# Problem description
Please transcribe the data that follows without the pictures, keeping every word the same.

───

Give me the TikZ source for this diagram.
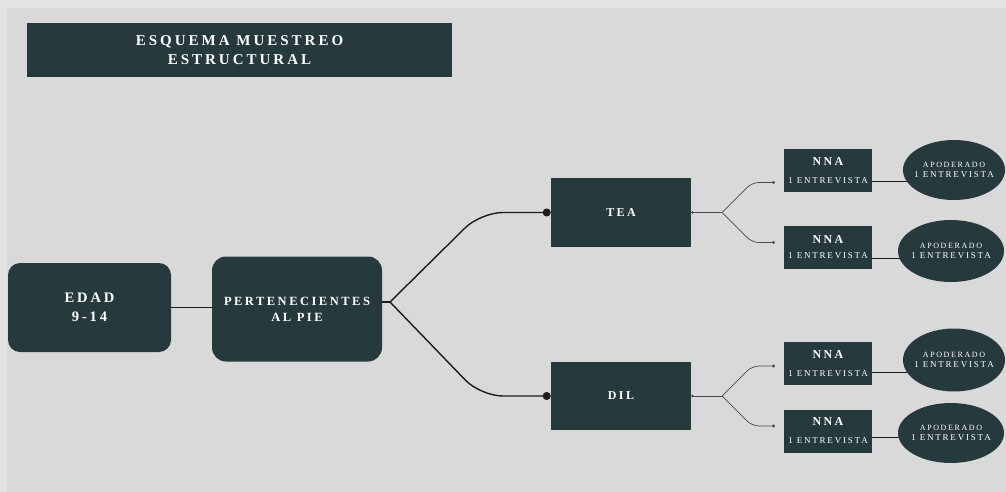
\documentclass[tikz,border=0pt]{standalone}
\usepackage{fontspec}
\setmainfont{Liberation Serif}
\newfontfamily\spacedfont{Liberation Serif}[LetterSpace=20]
\usetikzlibrary{arrows.meta, shapes.geometric, backgrounds}

\definecolor{slate}{HTML}{263A3D}
\definecolor{paper}{HTML}{D9D9D9}
\definecolor{rim}{HTML}{E3E3E3}
\definecolor{wire}{HTML}{1C1C1C}
\definecolor{twiggray}{HTML}{4A4A4A}

\newcommand{\fsize}[2]{\fontsize{#1}{#2}\selectfont}

\begin{document}
\begin{tikzpicture}[
        x = 1pt, y = -1pt,
        > = {Circle[length=8pt]},
        semithick
    ]

    \tikzstyle{block}=[
        fill = slate,
        text = white,
        inner sep = 0pt,
        align = center
    ]
    \tikzstyle{nnabox}=[block, minimum width = 88pt, minimum height = 43pt, font = \spacedfont\fsize{12}{14}]
    \tikzstyle{oval}=[block, ellipse, inner xsep = -10pt, font = \spacedfont\fsize{8}{10}]
    \tikzstyle{trunk}=[draw = wire, line width = 1.4pt]
    \tikzstyle{twig}=[draw = twiggray, line width = 0.7pt]

    % main blocks
    \node[block, minimum width = 425pt, minimum height = 54pt,
          font = \spacedfont\bfseries\fsize{15}{19}] (title) at (239.5,50) {ESQUEMA MUESTREO\\ESTRUCTURAL};
    \node[block, rounded corners = 12pt, minimum width = 163pt, minimum height = 89pt,
          font = \spacedfont\bfseries\fsize{14.5}{19}] (edad) at (89.5,307.5) {EDAD\\9-14};
    \node[block, rounded corners = 14pt, minimum width = 170pt, minimum height = 105pt,
          font = \spacedfont\bfseries\fsize{12.5}{16}] (pie) at (297,309) {PERTENECIENTES\\AL PIE};
    \node[block, minimum width = 140pt, minimum height = 69pt,
          font = \spacedfont\bfseries\fsize{12}{14}] (tea) at (621,212.5) {TEA};
    \node[block, minimum width = 140pt, minimum height = 68pt,
          font = \spacedfont\bfseries\fsize{12}{14}] (dil) at (621,396) {DIL};

    % NNA boxes
    \node[nnabox] (nna1) at (828,170.5) {\bfseries NNA\\[4pt]{\fsize{9}{10}1 ENTREVISTA}};
    \node[nnabox] (nna2) at (828,247) {\bfseries NNA\\[1pt]{\fsize{9}{10}1 ENTREVISTA}};
    \node[nnabox] (nna3) at (828,363.5) {\bfseries NNA\\[4pt]{\fsize{9}{10}1 ENTREVISTA}};
    \node[nnabox] (nna4) at (828,431) {\bfseries NNA\\[4pt]{\fsize{9}{10}1 ENTREVISTA}};

    % apoderados
    \node[oval, minimum width = 102pt, minimum height = 60pt] (ap1) at (954,170) {APODERADO\\{\fsize{9}{10}1 ENTREVISTA}};
    \node[oval, minimum width = 106pt, minimum height = 62pt] (ap2) at (951,251) {APODERADO\\{\fsize{9}{10}1 ENTREVISTA}};
    \node[oval, minimum width = 102pt, minimum height = 63pt] (ap3) at (954,360) {APODERADO\\{\fsize{9}{10}1 ENTREVISTA}};
    \node[oval, minimum width = 106pt, minimum height = 60pt] (ap4) at (951,433) {APODERADO\\{\fsize{9}{10}1 ENTREVISTA}};

    % forks and free ends
    \coordinate (forkA) at (390,302);
    \coordinate (forkT) at (722,212.5);
    \coordinate (forkD) at (722,396);
    \coordinate (tipT1) at (775,182.5);
    \coordinate (tipT2) at (775,242.5);
    \coordinate (tipD1) at (775,366);
    \coordinate (tipD2) at (775,426);
    \coordinate (l1) at ([yshift=-11pt]nna1.east);
    \coordinate (l2) at ([yshift=-11pt]nna2.east);
    \coordinate (l3) at ([yshift=-9pt]nna3.east);
    \coordinate (l4) at ([yshift=-6pt]nna4.east);

    \begin{scope}[on background layer]
        \fill[rim] (0,0) rectangle (1006,492);
        \fill[paper] (7,8) rectangle (1006,492);

        \draw[trunk] (edad) -- (pie.west |- edad);
        \draw[trunk] (pie.east |- forkA) -- (forkA);
        \draw[trunk, ->, rounded corners = 22pt] (forkA) -- ([xshift=-70pt]tea.west) -- (tea.west);
        \draw[trunk, ->, rounded corners = 22pt] (forkA) -- ([xshift=-70pt]dil.west) -- (dil.west);

        \draw[twig, {Circle[length=2.5pt]}-] (tea.east) -- (forkT);
        \draw[twig, {Circle[length=2.5pt]}-] (dil.east) -- (forkD);
        \draw[twig, -{Circle[length=3pt]}, rounded corners = 7pt] (forkT) -- ++(30,-30) -- (tipT1);
        \draw[twig, -{Circle[length=3pt]}, rounded corners = 7pt] (forkT) -- ++(30,30) -- (tipT2);
        \draw[twig, -{Circle[length=3pt]}, rounded corners = 7pt] (forkD) -- ++(30,-30) -- (tipD1);
        \draw[twig, -{Circle[length=3pt]}, rounded corners = 7pt] (forkD) -- ++(30,30) -- (tipD2);

        \draw[trunk, line width = 1pt] (l1) -- (l1 -| ap1);
        \draw[trunk, line width = 1pt] (l2) -- (l2 -| ap2);
        \draw[trunk, line width = 1pt] (l3) -- (l3 -| ap3);
        \draw[trunk, line width = 1pt] (l4) -- (l4 -| ap4);
    \end{scope}
\end{tikzpicture}
\end{document}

───

# Worked solution
Give me the TikZ source for this diagram.
\documentclass[tikz,border=0pt]{standalone}
\usepackage{fontspec}
\setmainfont{Liberation Serif}
\newfontfamily\spacedfont{Liberation Serif}[LetterSpace=20]
\usetikzlibrary{arrows.meta, shapes.geometric, backgrounds}

\definecolor{slate}{HTML}{263A3D}
\definecolor{paper}{HTML}{D9D9D9}
\definecolor{rim}{HTML}{E3E3E3}
\definecolor{wire}{HTML}{1C1C1C}
\definecolor{twiggray}{HTML}{4A4A4A}

\newcommand{\fsize}[2]{\fontsize{#1}{#2}\selectfont}

\begin{document}
\begin{tikzpicture}[
        x = 1pt, y = -1pt,
        > = {Circle[length=8pt]},
        semithick
    ]

    \tikzstyle{block}=[
        fill = slate,
        text = white,
        inner sep = 0pt,
        align = center
    ]
    \tikzstyle{nnabox}=[block, minimum width = 88pt, minimum height = 43pt, font = \spacedfont\fsize{12}{14}]
    \tikzstyle{oval}=[block, ellipse, inner xsep = -10pt, font = \spacedfont\fsize{8}{10}]
    \tikzstyle{trunk}=[draw = wire, line width = 1.4pt]
    \tikzstyle{twig}=[draw = twiggray, line width = 0.7pt]

    % main blocks
    \node[block, minimum width = 425pt, minimum height = 54pt,
          font = \spacedfont\bfseries\fsize{15}{19}] (title) at (239.5,50) {ESQUEMA MUESTREO\\ESTRUCTURAL};
    \node[block, rounded corners = 12pt, minimum width = 163pt, minimum height = 89pt,
          font = \spacedfont\bfseries\fsize{14.5}{19}] (edad) at (89.5,307.5) {EDAD\\9-14};
    \node[block, rounded corners = 14pt, minimum width = 170pt, minimum height = 105pt,
          font = \spacedfont\bfseries\fsize{12.5}{16}] (pie) at (297,309) {PERTENECIENTES\\AL PIE};
    \node[block, minimum width = 140pt, minimum height = 69pt,
          font = \spacedfont\bfseries\fsize{12}{14}] (tea) at (621,212.5) {TEA};
    \node[block, minimum width = 140pt, minimum height = 68pt,
          font = \spacedfont\bfseries\fsize{12}{14}] (dil) at (621,396) {DIL};

    % NNA boxes
    \node[nnabox] (nna1) at (828,170.5) {\bfseries NNA\\[4pt]{\fsize{9}{10}1 ENTREVISTA}};
    \node[nnabox] (nna2) at (828,247) {\bfseries NNA\\[1pt]{\fsize{9}{10}1 ENTREVISTA}};
    \node[nnabox] (nna3) at (828,363.5) {\bfseries NNA\\[4pt]{\fsize{9}{10}1 ENTREVISTA}};
    \node[nnabox] (nna4) at (828,431) {\bfseries NNA\\[4pt]{\fsize{9}{10}1 ENTREVISTA}};

    % apoderados
    \node[oval, minimum width = 102pt, minimum height = 60pt] (ap1) at (954,170) {APODERADO\\{\fsize{9}{10}1 ENTREVISTA}};
    \node[oval, minimum width = 106pt, minimum height = 62pt] (ap2) at (951,251) {APODERADO\\{\fsize{9}{10}1 ENTREVISTA}};
    \node[oval, minimum width = 102pt, minimum height = 63pt] (ap3) at (954,360) {APODERADO\\{\fsize{9}{10}1 ENTREVISTA}};
    \node[oval, minimum width = 106pt, minimum height = 60pt] (ap4) at (951,433) {APODERADO\\{\fsize{9}{10}1 ENTREVISTA}};

    % forks and free ends
    \coordinate (forkA) at (390,302);
    \coordinate (forkT) at (722,212.5);
    \coordinate (forkD) at (722,396);
    \coordinate (tipT1) at (775,182.5);
    \coordinate (tipT2) at (775,242.5);
    \coordinate (tipD1) at (775,366);
    \coordinate (tipD2) at (775,426);
    \coordinate (l1) at ([yshift=-11pt]nna1.east);
    \coordinate (l2) at ([yshift=-11pt]nna2.east);
    \coordinate (l3) at ([yshift=-9pt]nna3.east);
    \coordinate (l4) at ([yshift=-6pt]nna4.east);

    \begin{scope}[on background layer]
        \fill[rim] (0,0) rectangle (1006,492);
        \fill[paper] (7,8) rectangle (1006,492);

        \draw[trunk] (edad) -- (pie.west |- edad);
        \draw[trunk] (pie.east |- forkA) -- (forkA);
        \draw[trunk, ->, rounded corners = 22pt] (forkA) -- ([xshift=-70pt]tea.west) -- (tea.west);
        \draw[trunk, ->, rounded corners = 22pt] (forkA) -- ([xshift=-70pt]dil.west) -- (dil.west);

        \draw[twig, {Circle[length=2.5pt]}-] (tea.east) -- (forkT);
        \draw[twig, {Circle[length=2.5pt]}-] (dil.east) -- (forkD);
        \draw[twig, -{Circle[length=3pt]}, rounded corners = 7pt] (forkT) -- ++(30,-30) -- (tipT1);
        \draw[twig, -{Circle[length=3pt]}, rounded corners = 7pt] (forkT) -- ++(30,30) -- (tipT2);
        \draw[twig, -{Circle[length=3pt]}, rounded corners = 7pt] (forkD) -- ++(30,-30) -- (tipD1);
        \draw[twig, -{Circle[length=3pt]}, rounded corners = 7pt] (forkD) -- ++(30,30) -- (tipD2);

        \draw[trunk, line width = 1pt] (l1) -- (l1 -| ap1);
        \draw[trunk, line width = 1pt] (l2) -- (l2 -| ap2);
        \draw[trunk, line width = 1pt] (l3) -- (l3 -| ap3);
        \draw[trunk, line width = 1pt] (l4) -- (l4 -| ap4);
    \end{scope}
\end{tikzpicture}
\end{document}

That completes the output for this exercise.